Why in the world, then, would Perkins want to pack up and leave UConn where he was almost an institution-within-an-institution? Sure, he was AD at Wichita State University for five years back in the mid-1980s, but Perkins’ relatively short stint in the state’s largest city could hardly be classified as foreshadowing.

As it turns out, Perkins was fortunate the KU job came open, because it enabled him to escape what would almost certainly become an undesirable situation.

Perkins’ dream was to build UConn into an NCAA Division I-A football power, but that’s not likely to happen now — not with UConn, Rutgers, Pittsburgh, West Virginia and Virginia Tech about to be left high and dry without a major conference affiliation.

If you aren’t a part of a major conference in Division I-A, you’re in big trouble because you won’t be able to command a lucrative TV contract, or attract a bid from an upper-tier, high-dollar bowl, either.

Perkins stood tall — easier for him because he stands 6-foot-7 — with the other Big East Conference officials who filed a lawsuit against the Atlantic Coast Conference, accusing them of trying to ruin their league by luring Boston College, Syracuse and Miami away.

Surely Perkins realized the lawsuit was hopeless litigation, a desperate attempt of naive administrators to prevent the inevitable. What judge would issue an injunction to stop progress? How is the ACC any different from every other major conference that has expanded over the years?

Perkins is a man who helped convince the people of Connecticut they needed major college football, not the Division I-AA program they had when he arrived. He also helped convince the state Legislature it needed to spend $90 million to build a new football stadium.

Can you imagine the Kansas Legislature approving $90 million for a football stadium? Sunflower State solons wouldn’t approve $9 for a couple of stadium sirloins.
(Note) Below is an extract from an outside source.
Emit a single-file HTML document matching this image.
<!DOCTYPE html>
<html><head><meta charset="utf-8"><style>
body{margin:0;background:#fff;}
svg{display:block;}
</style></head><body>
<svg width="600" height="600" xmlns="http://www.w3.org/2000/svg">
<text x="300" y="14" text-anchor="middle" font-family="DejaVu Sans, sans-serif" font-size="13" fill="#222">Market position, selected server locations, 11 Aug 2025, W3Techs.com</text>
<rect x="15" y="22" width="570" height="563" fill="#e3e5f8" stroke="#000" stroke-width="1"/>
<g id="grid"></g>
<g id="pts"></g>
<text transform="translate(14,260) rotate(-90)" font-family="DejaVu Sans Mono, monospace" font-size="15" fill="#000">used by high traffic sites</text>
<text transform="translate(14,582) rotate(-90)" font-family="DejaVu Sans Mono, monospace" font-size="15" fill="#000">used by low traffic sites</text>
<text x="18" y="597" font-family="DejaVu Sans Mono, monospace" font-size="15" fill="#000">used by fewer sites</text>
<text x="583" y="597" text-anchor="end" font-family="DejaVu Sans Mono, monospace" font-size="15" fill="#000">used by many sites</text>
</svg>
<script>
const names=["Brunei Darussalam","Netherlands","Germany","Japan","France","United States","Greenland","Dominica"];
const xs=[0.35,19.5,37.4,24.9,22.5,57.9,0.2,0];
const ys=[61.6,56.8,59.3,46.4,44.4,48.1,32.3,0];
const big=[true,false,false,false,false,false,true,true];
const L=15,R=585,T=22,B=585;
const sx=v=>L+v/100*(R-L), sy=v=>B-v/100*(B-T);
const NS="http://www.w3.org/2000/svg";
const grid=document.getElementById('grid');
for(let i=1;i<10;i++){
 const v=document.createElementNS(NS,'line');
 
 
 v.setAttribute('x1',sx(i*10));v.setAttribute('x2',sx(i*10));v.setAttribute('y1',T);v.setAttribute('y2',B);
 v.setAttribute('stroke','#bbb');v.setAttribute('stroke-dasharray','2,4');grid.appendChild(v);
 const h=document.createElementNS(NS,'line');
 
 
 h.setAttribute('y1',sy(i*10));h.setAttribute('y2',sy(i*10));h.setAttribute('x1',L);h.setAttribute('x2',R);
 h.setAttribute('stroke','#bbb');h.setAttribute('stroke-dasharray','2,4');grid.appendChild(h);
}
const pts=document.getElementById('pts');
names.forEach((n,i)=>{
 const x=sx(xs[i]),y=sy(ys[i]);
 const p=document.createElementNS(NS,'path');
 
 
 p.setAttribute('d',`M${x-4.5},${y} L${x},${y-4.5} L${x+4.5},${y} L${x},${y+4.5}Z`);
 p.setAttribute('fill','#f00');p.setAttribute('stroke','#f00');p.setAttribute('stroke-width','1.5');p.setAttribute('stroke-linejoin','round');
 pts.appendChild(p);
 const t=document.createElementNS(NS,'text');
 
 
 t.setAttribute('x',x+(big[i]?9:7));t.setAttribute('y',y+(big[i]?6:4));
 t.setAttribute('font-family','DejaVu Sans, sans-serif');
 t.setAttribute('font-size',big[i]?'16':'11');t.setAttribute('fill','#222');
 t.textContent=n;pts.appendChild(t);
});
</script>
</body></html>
Anyway, when ACC presidents voted May 13 to expand from nine to 12 schools and snatch the additional three universities from Big East big-TV markets, Perkins must have seen the handwriting on the wall when he learned UConn wasn’t one of the three.

It’s noteworthy that date in mid-May was about a month after Bohl was let go at Kansas and about a month before Perkins will be announced as the Jayhawks’ AD at today’s 2 p.m. media session.

If you look at the numbers, it’s easy to see why the ACC didn’t want UConn even though the Huskies will have a spanking-new 40,000-seat stadium this fall. UConn ranked 104th out of the 119 NCAA Division I-A schools in attendance during the 2002 season.

UConn’s average football crowd was listed at 15,807. Kansas, meanwhile, ranked next-to-last on the Big 12 Conference football attendance chart, but the Jayhawks drew more than 36,000 — at least that’s what KU officials said — fans a game. KU’s real attendance was closer to 26,000, but that’s still more than UConn. And, of course, Kansas receives all that Big 12 football TV money, too.

Kansas always has a ready-made attractive home schedule because of its Big 12 affiliation, whereas UConn’s home games this fall will be against Indiana, Boston College, Lehigh, Akron, Western Michigan and Rutgers. Some of Connecticut’s sports writers are already speculating the new football stadium is a white elephant.

At Kansas, Perkins won’t find any roses growing in the football stadium. KU’s last winning season was 1995, its last in the defunct Big Eight Conference. But hope springs eternal at Kansas, because everyone knows the Jayhawks at least have a chance.

At UConn, it appears now that football will have no chance if the ACC expands.